[Code that draws figures]

<<<<

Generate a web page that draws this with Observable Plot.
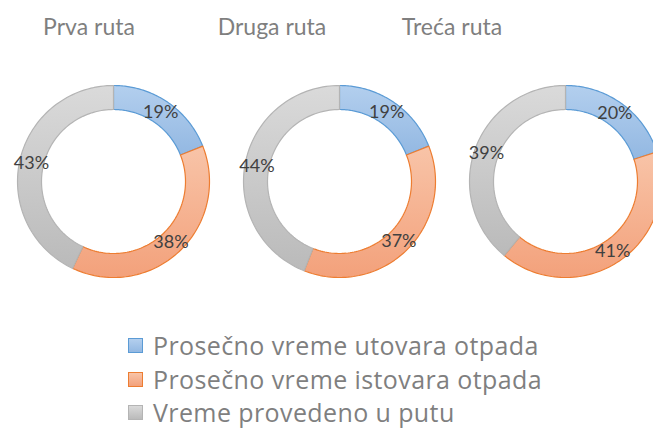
<!DOCTYPE html>
<html>
<head>
<meta charset="utf-8">
<script src="https://cdn.jsdelivr.net/npm/d3@7"></script>
<script src="https://cdn.jsdelivr.net/npm/@observablehq/plot@0.6"></script>
<style>
  html, body { margin: 0; padding: 0; background: #fff; }
  #wrap { position: relative; width: 653px; height: 428px; overflow: hidden; }
  #titles span { position: absolute; top: 12px; transform: translateX(-50%); font-family: Lato, sans-serif; font-size: 23px; color: #7f7f7f; white-space: nowrap; }
  #chart { position: absolute; left: 0; top: 0; width: 700px; }
  #chart svg { max-width: none !important; }
  #legend { position: absolute; left: 128px; top: 329px; font-family: "Open Sans", sans-serif; font-size: 25px; letter-spacing: 0.4px; color: #7f7f7f; }
  .row { display: flex; align-items: center; height: 33.5px; white-space: nowrap; }
  .row span { line-height: 1; }
  .sw { width: 13px; height: 13px; border: 1.5px solid; margin-right: 10px; box-sizing: content-box; flex: none; }
</style>
</head>
<body>
<div id="wrap">
  <div id="titles"></div>
  <div id="chart"></div>
  <div id="legend"></div>
</div>
<script>
// ---- data ----
const routes = ["Prva ruta", "Druga ruta", "Treća ruta"];
const categories = ["Prosečno vreme utovara otpada", "Prosečno vreme istovara otpada", "Vreme provedeno u putu"];
const utovar = [19, 19, 20];
const istovar = [38, 37, 41];
const put = [43, 44, 39];

// ---- styles ----
const fillTop = ["#b3cfee", "#f8c4a8", "#dadada"];
const fillBottom = ["#93b8e2", "#f3a17b", "#bababa"];
const strokes = ["#5b9bd5", "#ed7d31", "#b4b4b4"];
const titleCenters = [89, 272, 452];
const R0 = 0.75, R1 = 1;

// ---- build slices ----
const series = [utovar, istovar, put];
const pie = d3.pie().sort(null).value(d => d.v);
const points = [];
const labels = [];
routes.forEach((route, ri) => {
  const vals = categories.map((c, ci) => ({cat: c, ci, v: series[ci][ri]}));
  pie(vals).forEach(a => {
    const key = route + "|" + a.data.cat;
    const n = 80;
    const pts = [];
    for (let i = 0; i <= n; i++) {
      const t = a.startAngle + (a.endAngle - a.startAngle) * i / n;
      pts.push([R1 * Math.sin(t), R1 * Math.cos(t)]);
    }
    for (let i = n; i >= 0; i--) {
      const t = a.startAngle + (a.endAngle - a.startAngle) * i / n;
      pts.push([R0 * Math.sin(t), R0 * Math.cos(t)]);
    }
    pts.push(pts[0]);
    pts.forEach(([x, y]) => points.push({route, cat: a.data.cat, ci: a.data.ci, key, x, y}));
    const m = (a.startAngle + a.endAngle) / 2, rm = (R0 + R1) / 2;
    labels.push({route, x: rm * Math.sin(m), y: rm * Math.cos(m), text: a.data.v + "%"});
  });
});

const W = 678, H = 300, mt = 85, mb = 23;
const plotH = H - mt - mb;
const facetW = W / routes.length;
const xr = facetW / plotH;

const defs = () => {
  const d = d3.create("svg:defs");
  categories.forEach((c, i) => {
    const g = d.append("linearGradient").attr("id", "grad" + i).attr("x1", 0).attr("y1", 0).attr("x2", 0).attr("y2", 1);
    g.append("stop").attr("offset", "0%").attr("stop-color", fillTop[i]);
    g.append("stop").attr("offset", "100%").attr("stop-color", fillBottom[i]);
  });
  return d.node();
};

const chart = Plot.plot({
  width: W, height: H,
  marginLeft: 0, marginRight: 0, marginTop: mt, marginBottom: mb,
  style: {maxWidth: "none"},
  fx: {domain: routes, padding: 0, axis: null, label: null},
  x: {domain: [-xr, xr], axis: null},
  y: {domain: [-1, 1], axis: null},
  marks: [
    defs,
    ...categories.map((c, i) => Plot.line(points.filter(p => p.ci === i), {
      fx: "route", x: "x", y: "y", z: "key",
      fill: `url(#grad${i})`, stroke: strokes[i], strokeWidth: 1.2, curve: "linear"
    })),
    Plot.text(labels, {fx: "route", x: "x", y: "y", text: "text", fill: "#404040",
      fontSize: 18, fontFamily: "Lato, sans-serif"})
  ]
});
chart.style.maxWidth = "none";
document.getElementById("chart").appendChild(chart);

const titles = document.getElementById("titles");
routes.forEach((r, i) => {
  const s = document.createElement("span");
  s.textContent = r;
  s.style.left = titleCenters[i] + "px";
  titles.appendChild(s);
});

const legend = document.getElementById("legend");
categories.forEach((c, i) => {
  const row = document.createElement("div");
  row.className = "row";
  const sw = document.createElement("div");
  sw.className = "sw";
  sw.style.borderColor = strokes[i];
  sw.style.background = `linear-gradient(${fillTop[i]}, ${fillBottom[i]})`;
  const t = document.createElement("span");
  t.textContent = c;
  row.appendChild(sw);
  row.appendChild(t);
  legend.appendChild(row);
});
</script>
</body>
</html>
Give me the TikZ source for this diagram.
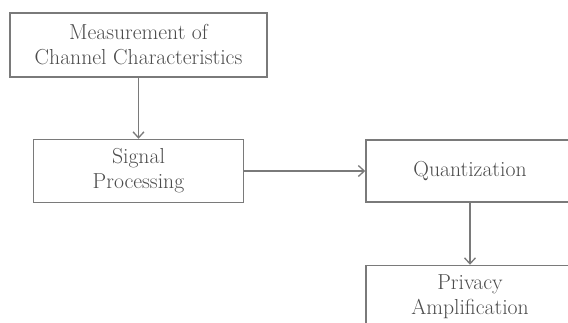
\documentclass[tikz,border=0pt]{standalone}
\usetikzlibrary{positioning,arrows.meta}
\definecolor{boxline}{HTML}{7A7A7A}
\definecolor{boxtext}{HTML}{4C4C4C}
\tikzstyle{block} = [rectangle, draw=boxline, line width=1.5pt, text=boxtext,
    align=center, inner sep=0pt, font=\fontsize{21.7}{25}\selectfont]
\tikzstyle{arrow} = [draw=boxline, line width=1.3pt, -{Straight Barb[length=6pt,width=11pt]}]

\begin{document}
\begin{tikzpicture}[x=1pt, y=-1pt]
    \clip (0,0) rectangle (568,322);
    % Place nodes
    \node [block, minimum width=257pt, minimum height=64pt] (measure) at (138.5,45) {Measurement of\\Channel Characteristics};
    \node [block, minimum width=210pt, minimum height=63pt, below=61pt of measure] (sigproc) {Signal\\Processing};
    \node [block, minimum width=208pt, minimum height=62pt, right=121pt of sigproc] (quant) {Quantization};
    \node [block, minimum width=208pt, minimum height=63pt, below=62pt of quant] (privamp) {Privacy\\Amplification};
    % Draw edges
    \draw [arrow] (measure) -- (sigproc);
    \draw [arrow] (sigproc) -- (quant);
    \draw [arrow] (quant) -- (privamp);
\end{tikzpicture}
\end{document}
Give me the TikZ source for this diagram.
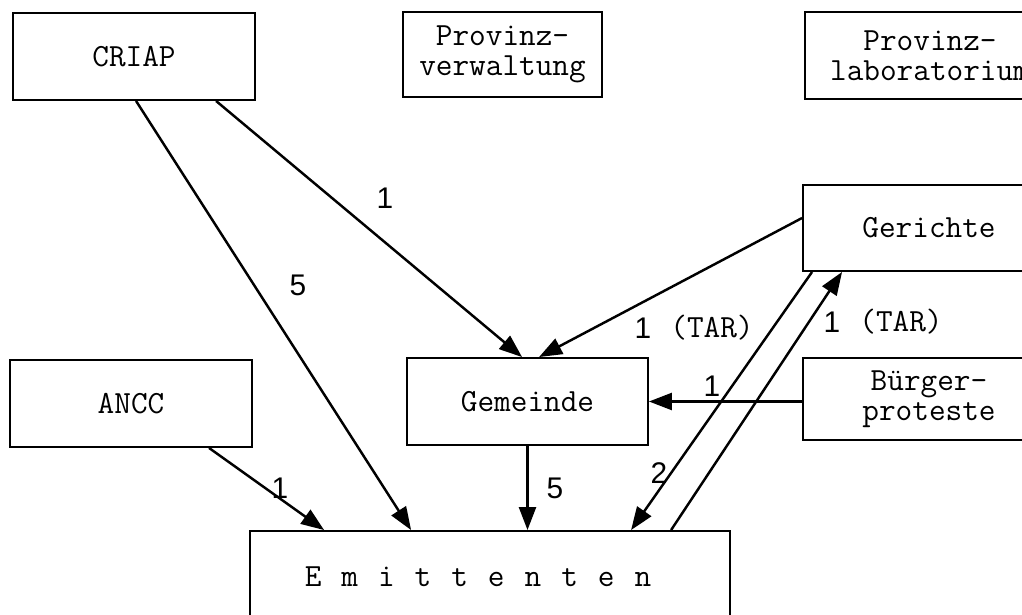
\documentclass[tikz,border=0pt]{standalone}
\usepackage{fontspec}
\setsansfont{Liberation Sans}
\usetikzlibrary{arrows.meta,calc}

\begin{document}
\begin{tikzpicture}[
 x=0.02cm,y=-0.02cm,
 every node/.style={font=\fontsize{18.4pt}{17pt}\selectfont\ttfamily},
 block/.style={draw,line width=1.1pt,inner sep=0pt,align=center,
  minimum width=4.84cm,minimum height=1.74cm},
 flow/.style={line width=1.4pt,-{Triangle[length=0.46cm,width=0.34cm]}},
 num/.style={font=\fontsize{17pt}{18pt}\selectfont\sffamily,inner sep=0pt}
]
 \clip (0,0) rectangle (1022,615);

 % boxes, placed at their centres (pixel grid of the scan)
 \node[block] (criap) at (134,56.5) {CRIAP};
 \node[block,minimum width=3.98cm,minimum height=1.70cm] (prov) at (502.5,54.5)
  {Provinz-\\verwaltung};
 \node[block,minimum width=5.00cm] (lab) at (930,55.5) {Provinz-\\laboratorium};
 \node[block,minimum width=5.04cm,minimum height=1.72cm] (ger) at (929,228) {Gerichte};
 \node[block,minimum width=5.04cm,minimum height=1.64cm] (buerg) at (929,399)
  {Bürger-\\proteste};
 \node[block,minimum width=4.82cm] (gem) at (527.5,401.5) {Gemeinde};
 \node[block] (ancc) at (131,403.5) {ANCC};
 \node[block,minimum width=9.60cm,minimum height=1.84cm] (emit) at (490,577)
  {\spaceskip=0.40cm\relax E m i t t e n t e n\hspace*{0.48cm}};

 % connectors
 \draw[flow] ($(criap.south west)+(124,0)$) -- ($(emit.north west)+(162,0)$);
 \draw[flow] ($(criap.south west)+(204,0)$) -- ($(gem.north west)+(116,0)$);
 \draw[flow] ($(ger.west)+(0,-10)$) -- ($(gem.north west)+(133,0)$);
 \draw[flow] (buerg.west |- gem.east) -- (gem.east);
 \draw[flow] ($(ger.south west)+(10,0)$) -- ($(emit.north west)+(382,0)$);
 \draw[flow] ($(emit.north west)+(422,0)$) -- ($(ger.south west)+(40,0)$);
 \draw[flow] (gem.south) -- (gem.south |- emit.north);
 \draw[flow] ($(ancc.south west)+(200,0)$) -- ($(emit.north west)+(75,0)$);

 % labels
 \node[num] (n5a) at (298,285) {5};
 \node[num] (n1a) at (385,198) {1};
 \node[num] (n1b) at (643,328) {1};
 \node (tarb) at (712,328) {(TAR)};
 \node[num] (n1c) at (832,322) {1};
 \node (tarc) at (901,322) {(TAR)};
 \node[num] (n1d) at (712,386) {1};
 \node[num] (n2) at (659,473) {2};
 \node[num] (n5b) at (555,488) {5};
 \node[num] (n1e) at (280,488) {1};
\end{tikzpicture}
\end{document}
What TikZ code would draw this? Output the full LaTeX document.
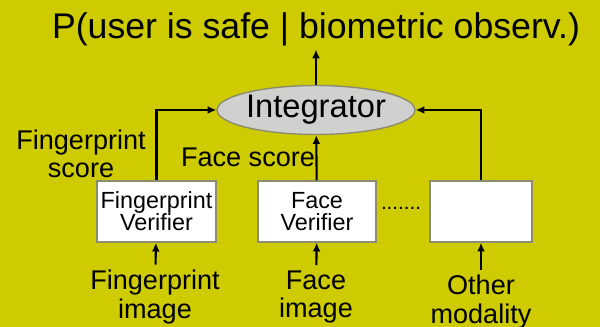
\documentclass[tikz,border=0pt]{standalone}
\usepackage{fontspec}
\setmainfont{Liberation Sans}
\usetikzlibrary{arrows.meta,shapes.geometric,positioning}
\definecolor{slidebg}{RGB}{206,204,0}
\definecolor{integfill}{RGB}{208,208,206}
\definecolor{boxedge}{RGB}{140,140,110}
\tikzset{
  verifbox/.style={draw=boxedge,fill=white,line width=0.8pt,minimum height=1.22cm,align=center,
    font=\fontsize{13.3}{12.5}\selectfont,inner sep=0pt},
  lbl/.style={align=center,font=\fontsize{15.4}{16}\selectfont,inner sep=0pt},
  arr/.style={line width=1.2pt,-{Latex[length=5pt,width=4.5pt]}}
}

\begin{document}
\begin{tikzpicture}[x=0.02cm,y=0.02cm]
  \fill[slidebg] (0,0) rectangle (600,-327);
  \useasboundingbox (0,0) rectangle (600,-327);
  % title and integrator
  \node[font=\fontsize{20.3}{22}\selectfont,inner sep=2pt] (title) at (316,-29) {P(user is safe | biometric observ.)};
  \node[ellipse,draw=boxedge,fill=integfill,line width=0.8pt,minimum width=3.42cm,minimum height=0.98cm,
    font=\fontsize{18.6}{20}\selectfont,inner sep=0pt] (integ) at (316,-110) {Integrator};
  % verifiers
  \node[verifbox,minimum width=2.38cm] (fpv) at (156.5,-211.5) {Fingerprint\\Verifier};
  \node[verifbox,minimum width=2.36cm] (facev) at (317,-211.5) {Face\\Verifier};
  \node[verifbox,minimum width=2.04cm] (othv) at (481,-211.5) {};
  \node[font=\fontsize{11.7}{12}\selectfont,inner sep=0pt] (dots) at (401,-208) {.......};
  % inputs
  \node[lbl,inner ysep=3pt] (fpimg) at (155,-297) {Fingerprint\\image};
  \node[lbl,inner ysep=3pt] (faceimg) at (316,-297) {Face\\image};
  \node[lbl,inner ysep=3pt] (othmod) at (481,-302) {Other\\modality};
  \draw[arr] (fpimg) -- (fpv);
  \draw[arr] (faceimg) -- (facev);
  \draw[arr] (othmod) -- (othv);
  % scores
  \node[lbl] (fpscore) at (81,-154) {Fingerprint\\score};
  \node[lbl] (facescore) at (248,-157) {Face score};
  \draw[arr] (fpv.north) |- (integ.west);
  \draw[arr] (facev) -- (integ);
  \draw[arr] (othv.north) |- (integ.east);
  \draw[arr] (integ) -- (title);
\end{tikzpicture}
\end{document}
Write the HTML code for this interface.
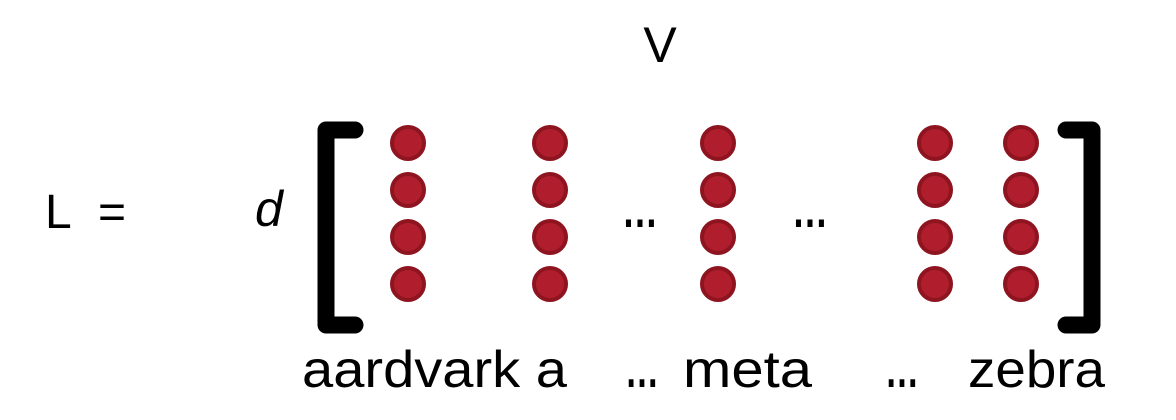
<!DOCTYPE html>
<html><head><meta charset="utf-8"><style>html,body{margin:0;padding:0;background:#fff;width:1176px;height:420px;overflow:hidden}</style></head>
<body>
<svg width="1176" height="420" viewBox="0 0 1176 420" xmlns="http://www.w3.org/2000/svg" font-family="Liberation Sans, sans-serif">
  <text x="660" y="62" font-size="50" text-anchor="middle">V</text>
  <text x="45" y="228" font-size="48">L</text>
  <text x="98" y="228" font-size="48">=</text>
  <text x="255" y="226" font-size="50" font-style="italic">d</text>
  <path d="M355 130 H326 V325 H355" fill="none" stroke="#000" stroke-width="17" stroke-linejoin="round" stroke-linecap="round"/>
  <path d="M1066 130 H1092 V325 H1066" fill="none" stroke="#000" stroke-width="17" stroke-linejoin="round" stroke-linecap="round"/>
  <g id="dots"></g>
  <text x="622" y="227" font-size="50" font-weight="bold" textLength="36" lengthAdjust="spacingAndGlyphs">…</text>
  <text x="792" y="227" font-size="50" font-weight="bold" textLength="36" lengthAdjust="spacingAndGlyphs">…</text>
  <text x="302" y="387" font-size="52" textLength="265" lengthAdjust="spacingAndGlyphs">aardvark a</text>
  <text x="625" y="387" font-size="52" font-weight="bold" textLength="34" lengthAdjust="spacingAndGlyphs">…</text>
  <text x="683" y="387" font-size="52" textLength="129" lengthAdjust="spacingAndGlyphs">meta</text>
  <text x="885" y="387" font-size="52" font-weight="bold" textLength="34" lengthAdjust="spacingAndGlyphs">…</text>
  <text x="968" y="387" font-size="52" textLength="137" lengthAdjust="spacingAndGlyphs">zebra</text>
</svg>
<script>
const columns = [408, 550, 718, 935, 1021];
const rows = [143, 190, 237, 284];
const g = document.getElementById('dots');
columns.forEach(function(cx, i){
  rows.forEach(function(cy, j){
    const c = document.createElementNS('http://www.w3.org/2000/svg','circle');
    c.setAttribute('cx', cx); c.setAttribute('cy', cy); c.setAttribute('r', 16);
    c.setAttribute('fill', '#b01e2d'); c.setAttribute('stroke', '#8e1420'); c.setAttribute('stroke-width', 4);
    
    
    g.appendChild(c);
  });
});
</script>
</body></html>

>>>>

### Task to complete:
Copy every single line of the material above that holds "this".

### Answer in full:
Generate a web page that draws this with Observable Plot.
Give me the TikZ source for this diagram.
Give me the TikZ source for this diagram.
What TikZ code would draw this? Output the full LaTeX document.
Write the HTML code for this interface.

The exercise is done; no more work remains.